>> begin
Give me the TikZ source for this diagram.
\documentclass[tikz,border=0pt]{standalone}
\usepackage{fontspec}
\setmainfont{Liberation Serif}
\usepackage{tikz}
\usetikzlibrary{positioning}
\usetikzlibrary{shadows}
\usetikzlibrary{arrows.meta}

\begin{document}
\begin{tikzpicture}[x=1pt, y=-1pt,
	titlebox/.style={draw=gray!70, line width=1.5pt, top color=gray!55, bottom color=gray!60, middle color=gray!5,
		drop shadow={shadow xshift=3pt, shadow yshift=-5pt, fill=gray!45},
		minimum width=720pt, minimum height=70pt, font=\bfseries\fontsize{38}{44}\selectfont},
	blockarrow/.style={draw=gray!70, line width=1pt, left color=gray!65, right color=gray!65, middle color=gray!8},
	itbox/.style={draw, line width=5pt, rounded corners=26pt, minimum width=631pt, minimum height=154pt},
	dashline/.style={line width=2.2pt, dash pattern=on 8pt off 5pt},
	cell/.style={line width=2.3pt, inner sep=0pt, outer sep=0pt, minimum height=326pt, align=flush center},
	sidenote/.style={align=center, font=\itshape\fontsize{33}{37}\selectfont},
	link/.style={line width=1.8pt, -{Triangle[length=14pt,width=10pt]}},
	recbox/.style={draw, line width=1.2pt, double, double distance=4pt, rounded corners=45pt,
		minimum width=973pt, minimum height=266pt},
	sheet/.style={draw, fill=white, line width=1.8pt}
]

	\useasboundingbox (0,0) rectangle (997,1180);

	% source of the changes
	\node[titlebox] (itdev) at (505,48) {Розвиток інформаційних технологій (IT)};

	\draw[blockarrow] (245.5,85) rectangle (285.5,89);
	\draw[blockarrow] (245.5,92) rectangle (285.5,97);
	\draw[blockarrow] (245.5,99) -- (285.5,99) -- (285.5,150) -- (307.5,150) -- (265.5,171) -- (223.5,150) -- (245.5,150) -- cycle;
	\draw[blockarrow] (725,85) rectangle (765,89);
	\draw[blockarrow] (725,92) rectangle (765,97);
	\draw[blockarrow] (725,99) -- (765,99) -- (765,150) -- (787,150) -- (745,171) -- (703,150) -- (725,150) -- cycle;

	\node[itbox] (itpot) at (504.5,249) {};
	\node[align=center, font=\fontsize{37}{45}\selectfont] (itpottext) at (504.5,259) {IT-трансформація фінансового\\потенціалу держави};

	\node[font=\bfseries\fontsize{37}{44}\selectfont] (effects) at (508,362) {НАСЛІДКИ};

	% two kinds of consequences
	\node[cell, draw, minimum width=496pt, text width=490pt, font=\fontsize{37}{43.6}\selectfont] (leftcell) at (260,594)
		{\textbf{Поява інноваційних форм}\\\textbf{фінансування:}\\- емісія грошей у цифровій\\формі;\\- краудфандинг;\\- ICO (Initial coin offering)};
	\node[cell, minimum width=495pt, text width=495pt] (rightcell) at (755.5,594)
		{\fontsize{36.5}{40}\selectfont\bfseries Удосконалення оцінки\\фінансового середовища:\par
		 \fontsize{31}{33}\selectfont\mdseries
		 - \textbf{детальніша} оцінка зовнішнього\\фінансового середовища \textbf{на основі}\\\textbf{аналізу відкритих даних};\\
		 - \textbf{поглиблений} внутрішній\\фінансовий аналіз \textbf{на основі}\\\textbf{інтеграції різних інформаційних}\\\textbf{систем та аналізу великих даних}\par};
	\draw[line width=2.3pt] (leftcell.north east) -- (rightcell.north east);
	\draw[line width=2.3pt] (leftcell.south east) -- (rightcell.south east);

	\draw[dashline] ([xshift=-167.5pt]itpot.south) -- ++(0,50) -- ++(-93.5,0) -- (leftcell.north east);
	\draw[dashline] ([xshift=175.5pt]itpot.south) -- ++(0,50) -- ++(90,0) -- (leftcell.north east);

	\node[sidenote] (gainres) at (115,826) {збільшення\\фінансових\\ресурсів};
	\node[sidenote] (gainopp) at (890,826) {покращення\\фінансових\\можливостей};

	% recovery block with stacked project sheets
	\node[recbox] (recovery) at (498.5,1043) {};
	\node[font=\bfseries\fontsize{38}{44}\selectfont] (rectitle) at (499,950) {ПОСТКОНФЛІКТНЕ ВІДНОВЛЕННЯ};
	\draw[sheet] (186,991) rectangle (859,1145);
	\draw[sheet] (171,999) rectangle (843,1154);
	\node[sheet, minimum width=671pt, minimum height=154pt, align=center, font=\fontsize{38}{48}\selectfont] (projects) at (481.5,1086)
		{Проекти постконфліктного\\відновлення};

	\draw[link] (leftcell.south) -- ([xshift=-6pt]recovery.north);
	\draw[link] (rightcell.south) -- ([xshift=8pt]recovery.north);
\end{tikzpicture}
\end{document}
>> end
- **BRIEF**: Copy every line that includes the string "source" from the material above.

- **COMPLETE RESPONSE**:
Give me the TikZ source for this diagram.
	% source of the changes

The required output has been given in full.